Supplied data
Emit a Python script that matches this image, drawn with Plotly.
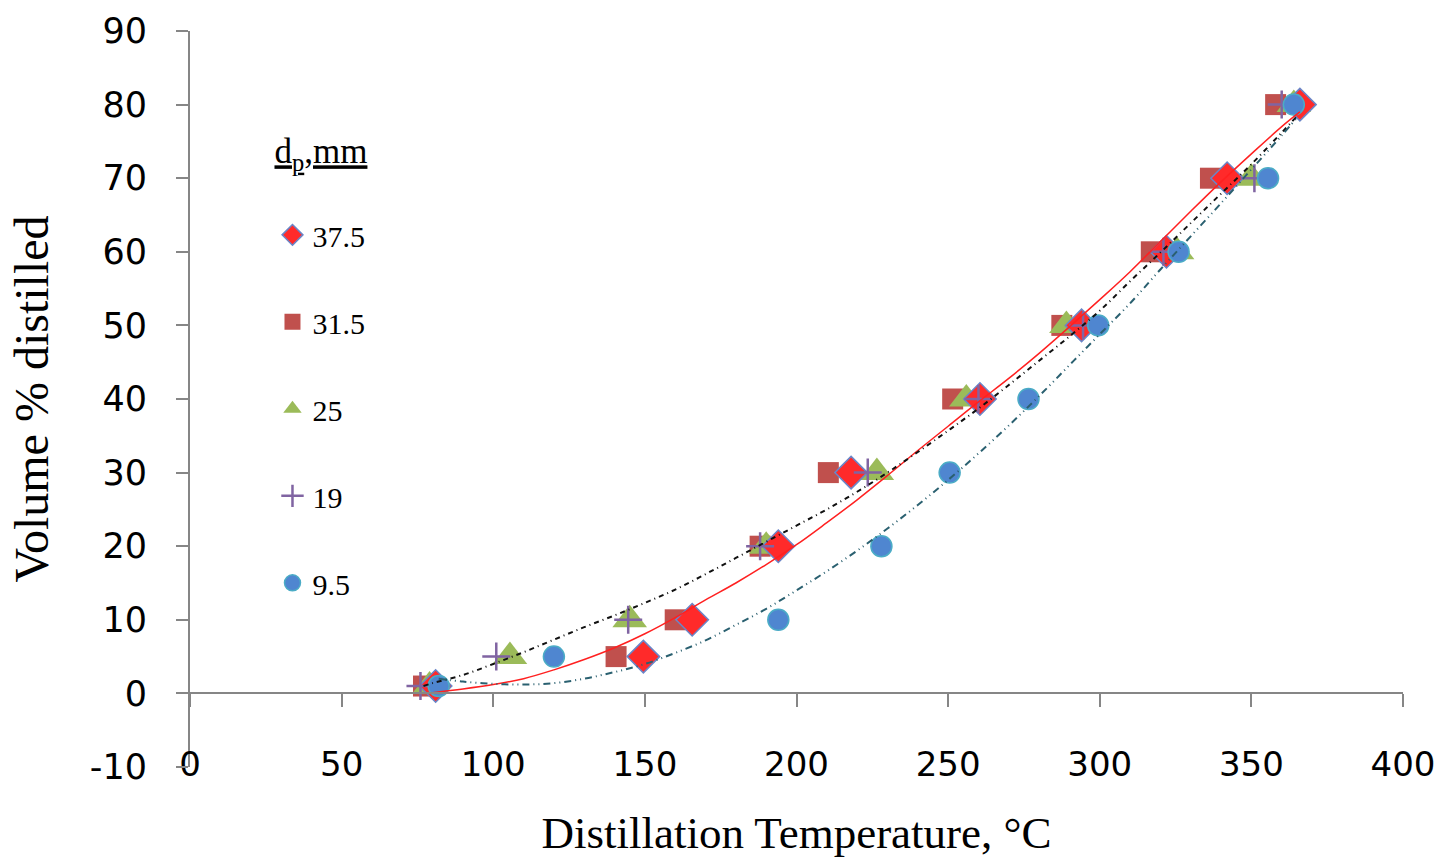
import plotly.graph_objects as go

# ---- data ----
vol = [1, 5, 10, 20, 30, 40, 50, 60, 70, 80]

t_375 = [81, 149.5, 165.6, 194, 218, 260.5, 294, 322, 342, 366]
t_315 = [77, 140.5, 160, 188, 210.5, 251.5, 287.5, 317, 336.5, 358]
t_25 = [79, 105.5, 145, 190, 226.5, 256, 289, 325.5, 350, 364]
t_19 = [76, 101, 144.5, 188, 223.5, 260, 294.5, 321, 351, 360]
t_95 = [82, 120, 194, 228, 250.5, 276.5, 299.5, 326, 355.5, 364]

# trendlines
red_x = [80, 90, 100, 110, 120, 130, 140, 150, 160, 170, 180, 190, 200, 210, 220, 230,
         240, 250, 260, 270, 280, 290, 300, 310, 320, 330, 340, 350, 360, 366]
red_y = [0.1, 0.6, 1.2, 2.0, 3.2, 4.6, 6.2, 8.1, 10.3, 12.7, 15.0, 17.5, 20.2, 23.2, 26.3, 29.6,
         33.0, 36.3, 39.6, 42.8, 46.2, 49.8, 53.5, 57.3, 61.4, 65.5, 69.5, 73.3, 77.0, 79.0]

blk_x = [77, 80, 90, 100, 110, 120, 130, 140, 150, 160, 170, 180, 190, 200, 210, 220, 230,
         240, 250, 260, 270, 280, 290, 300, 310, 320, 330, 340, 350, 360, 365]
blk_y = [1.0, 1.4, 2.5, 4.0, 5.6, 7.3, 9.0, 10.6, 12.3, 14.1, 16.2, 18.4, 20.6, 22.8, 25.0, 27.4, 30.0,
         32.8, 35.7, 38.7, 41.9, 45.2, 48.5, 52.0, 56.0, 59.9, 63.9, 67.9, 71.9, 76.2, 78.4]

teal_x = [82, 90, 100, 110, 120, 130, 140, 150, 160, 170, 180, 190, 200, 210, 220, 230,
          240, 250, 260, 270, 280, 290, 300, 310, 320, 330, 340, 350, 360, 365]
teal_y = [2.0, 1.6, 1.3, 1.2, 1.4, 2.0, 2.9, 4.0, 5.5, 7.2, 9.3, 11.5, 14.0, 16.6, 19.4, 22.4,
          25.6, 29.0, 32.6, 36.4, 40.4, 44.6, 48.8, 53.0, 57.6, 62.1, 66.6, 71.2, 75.8, 78.2]

x_ticks = [0, 50, 100, 150, 200, 250, 300, 350, 400]
y_ticks = [-10, 0, 10, 20, 30, 40, 50, 60, 70, 80, 90]
y_ticktext = ["-10", "0", "10", "20", "30", "40", "50", "60", "70", "80", "90"]

fig = go.Figure()

# markers (drawing order: squares, triangles, diamonds, crosses, circles)
fig.add_trace(go.Scatter(x=t_315, y=vol, mode="markers", name="31.5", legendgroup="g2", legendrank=2,
                         marker=dict(symbol="square", size=21, color="#C0504D")))
fig.add_trace(go.Scatter(x=t_25, y=vol, mode="markers", name="25", legendgroup="g3", legendrank=3,
                         marker=dict(symbol="triangle-up", size=30, color="#9BBB59")))
fig.add_trace(go.Scatter(x=t_375, y=vol, mode="markers", name="37.5", legendgroup="g1", legendrank=1,
                         marker=dict(symbol="diamond", size=25, color="#FF2A2A",
                                     line=dict(color="#6A86C8", width=1.5))))
fig.add_trace(go.Scatter(x=t_19, y=vol, mode="markers", name="19", legendgroup="g4", legendrank=4,
                         marker=dict(symbol="cross-thin", size=20, color="#8064A2",
                                     line=dict(color="#8064A2", width=2.5))))
fig.add_trace(go.Scatter(x=t_95, y=vol, mode="markers", name="9.5", legendgroup="g5", legendrank=5,
                         marker=dict(symbol="circle", size=21, color="#4F86D0",
                                     line=dict(color="#4BACC6", width=1.5))))

# trendlines
fig.add_trace(go.Scatter(x=red_x, y=red_y, mode="lines", showlegend=False, hoverinfo="skip",
                         line=dict(color="#FF2020", width=1.5, shape="spline")))
fig.add_trace(go.Scatter(x=blk_x, y=blk_y, mode="lines", showlegend=False, hoverinfo="skip",
                         line=dict(color="#111111", width=2, shape="spline", dash="5px,4px,1px,4px")))
fig.add_trace(go.Scatter(x=teal_x, y=teal_y, mode="lines", showlegend=False, hoverinfo="skip",
                         line=dict(color="#2A6070", width=2, shape="spline",
                                   dash="7px,4px,1px,4px,1px,4px")))

fig.update_layout(
    width=1439, height=858,
    margin=dict(l=190, r=36, t=31, b=91, autoexpand=False),
    paper_bgcolor="white", plot_bgcolor="white",
    showlegend=True,
    legend=dict(
        x=0.068, y=0.882, xanchor="left", yanchor="top",
        traceorder="grouped", tracegroupgap=45,
        font=dict(family="Liberation Serif", size=30, color="black"),
        title=dict(text="<u>d<sub>p</sub>,mm</u><br> ",
                   font=dict(family="Liberation Serif", size=35, color="black")),
        bgcolor="rgba(0,0,0,0)", borderwidth=0,
        itemsizing="trace",
    ),
    xaxis=dict(
        range=[0, 400], tickvals=x_ticks, anchor="free", position=0.1,
        automargin=False,
        showline=True, linecolor="#868686", linewidth=2,
        ticks="outside", ticklen=13, tickwidth=2, tickcolor="#868686",
        ticklabelstandoff=28,
        tickfont=dict(family="DejaVu Sans", size=34, color="black"),
        showgrid=False, zeroline=False,
        title=dict(text="Distillation Temperature, °C", standoff=34,
                   font=dict(family="Liberation Serif", size=45, color="black")),
    ),
    yaxis=dict(
        range=[-10, 90], tickvals=y_ticks, ticktext=y_ticktext,
        automargin=False,
        showline=True, linecolor="#868686", linewidth=2,
        ticks="outside", ticklen=12, tickwidth=2, tickcolor="#868686",
        ticklabelstandoff=22,
        tickfont=dict(family="DejaVu Sans", size=35, color="black"),
        showgrid=False, zeroline=False,
        title=dict(text="Volume % distilled", standoff=26,
                   font=dict(family="Liberation Serif", size=48, color="black")),
    ),
)

fig.write_html("out.html")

What is asked
Repeat all the data as it stands, dropping any images it holds.

Result
Emit a Python script that matches this image, drawn with Plotly.
import plotly.graph_objects as go

# ---- data ----
vol = [1, 5, 10, 20, 30, 40, 50, 60, 70, 80]

t_375 = [81, 149.5, 165.6, 194, 218, 260.5, 294, 322, 342, 366]
t_315 = [77, 140.5, 160, 188, 210.5, 251.5, 287.5, 317, 336.5, 358]
t_25 = [79, 105.5, 145, 190, 226.5, 256, 289, 325.5, 350, 364]
t_19 = [76, 101, 144.5, 188, 223.5, 260, 294.5, 321, 351, 360]
t_95 = [82, 120, 194, 228, 250.5, 276.5, 299.5, 326, 355.5, 364]

# trendlines
red_x = [80, 90, 100, 110, 120, 130, 140, 150, 160, 170, 180, 190, 200, 210, 220, 230,
         240, 250, 260, 270, 280, 290, 300, 310, 320, 330, 340, 350, 360, 366]
red_y = [0.1, 0.6, 1.2, 2.0, 3.2, 4.6, 6.2, 8.1, 10.3, 12.7, 15.0, 17.5, 20.2, 23.2, 26.3, 29.6,
         33.0, 36.3, 39.6, 42.8, 46.2, 49.8, 53.5, 57.3, 61.4, 65.5, 69.5, 73.3, 77.0, 79.0]

blk_x = [77, 80, 90, 100, 110, 120, 130, 140, 150, 160, 170, 180, 190, 200, 210, 220, 230,
         240, 250, 260, 270, 280, 290, 300, 310, 320, 330, 340, 350, 360, 365]
blk_y = [1.0, 1.4, 2.5, 4.0, 5.6, 7.3, 9.0, 10.6, 12.3, 14.1, 16.2, 18.4, 20.6, 22.8, 25.0, 27.4, 30.0,
         32.8, 35.7, 38.7, 41.9, 45.2, 48.5, 52.0, 56.0, 59.9, 63.9, 67.9, 71.9, 76.2, 78.4]

teal_x = [82, 90, 100, 110, 120, 130, 140, 150, 160, 170, 180, 190, 200, 210, 220, 230,
          240, 250, 260, 270, 280, 290, 300, 310, 320, 330, 340, 350, 360, 365]
teal_y = [2.0, 1.6, 1.3, 1.2, 1.4, 2.0, 2.9, 4.0, 5.5, 7.2, 9.3, 11.5, 14.0, 16.6, 19.4, 22.4,
          25.6, 29.0, 32.6, 36.4, 40.4, 44.6, 48.8, 53.0, 57.6, 62.1, 66.6, 71.2, 75.8, 78.2]

x_ticks = [0, 50, 100, 150, 200, 250, 300, 350, 400]
y_ticks = [-10, 0, 10, 20, 30, 40, 50, 60, 70, 80, 90]
y_ticktext = ["-10", "0", "10", "20", "30", "40", "50", "60", "70", "80", "90"]

fig = go.Figure()

# markers (drawing order: squares, triangles, diamonds, crosses, circles)
fig.add_trace(go.Scatter(x=t_315, y=vol, mode="markers", name="31.5", legendgroup="g2", legendrank=2,
                         marker=dict(symbol="square", size=21, color="#C0504D")))
fig.add_trace(go.Scatter(x=t_25, y=vol, mode="markers", name="25", legendgroup="g3", legendrank=3,
                         marker=dict(symbol="triangle-up", size=30, color="#9BBB59")))
fig.add_trace(go.Scatter(x=t_375, y=vol, mode="markers", name="37.5", legendgroup="g1", legendrank=1,
                         marker=dict(symbol="diamond", size=25, color="#FF2A2A",
                                     line=dict(color="#6A86C8", width=1.5))))
fig.add_trace(go.Scatter(x=t_19, y=vol, mode="markers", name="19", legendgroup="g4", legendrank=4,
                         marker=dict(symbol="cross-thin", size=20, color="#8064A2",
                                     line=dict(color="#8064A2", width=2.5))))
fig.add_trace(go.Scatter(x=t_95, y=vol, mode="markers", name="9.5", legendgroup="g5", legendrank=5,
                         marker=dict(symbol="circle", size=21, color="#4F86D0",
                                     line=dict(color="#4BACC6", width=1.5))))

# trendlines
fig.add_trace(go.Scatter(x=red_x, y=red_y, mode="lines", showlegend=False, hoverinfo="skip",
                         line=dict(color="#FF2020", width=1.5, shape="spline")))
fig.add_trace(go.Scatter(x=blk_x, y=blk_y, mode="lines", showlegend=False, hoverinfo="skip",
                         line=dict(color="#111111", width=2, shape="spline", dash="5px,4px,1px,4px")))
fig.add_trace(go.Scatter(x=teal_x, y=teal_y, mode="lines", showlegend=False, hoverinfo="skip",
                         line=dict(color="#2A6070", width=2, shape="spline",
                                   dash="7px,4px,1px,4px,1px,4px")))

fig.update_layout(
    width=1439, height=858,
    margin=dict(l=190, r=36, t=31, b=91, autoexpand=False),
    paper_bgcolor="white", plot_bgcolor="white",
    showlegend=True,
    legend=dict(
        x=0.068, y=0.882, xanchor="left", yanchor="top",
        traceorder="grouped", tracegroupgap=45,
        font=dict(family="Liberation Serif", size=30, color="black"),
        title=dict(text="<u>d<sub>p</sub>,mm</u><br> ",
                   font=dict(family="Liberation Serif", size=35, color="black")),
        bgcolor="rgba(0,0,0,0)", borderwidth=0,
        itemsizing="trace",
    ),
    xaxis=dict(
        range=[0, 400], tickvals=x_ticks, anchor="free", position=0.1,
        automargin=False,
        showline=True, linecolor="#868686", linewidth=2,
        ticks="outside", ticklen=13, tickwidth=2, tickcolor="#868686",
        ticklabelstandoff=28,
        tickfont=dict(family="DejaVu Sans", size=34, color="black"),
        showgrid=False, zeroline=False,
        title=dict(text="Distillation Temperature, °C", standoff=34,
                   font=dict(family="Liberation Serif", size=45, color="black")),
    ),
    yaxis=dict(
        range=[-10, 90], tickvals=y_ticks, ticktext=y_ticktext,
        automargin=False,
        showline=True, linecolor="#868686", linewidth=2,
        ticks="outside", ticklen=12, tickwidth=2, tickcolor="#868686",
        ticklabelstandoff=22,
        tickfont=dict(family="DejaVu Sans", size=35, color="black"),
        showgrid=False, zeroline=False,
        title=dict(text="Volume % distilled", standoff=26,
                   font=dict(family="Liberation Serif", size=48, color="black")),
    ),
)

fig.write_html("out.html")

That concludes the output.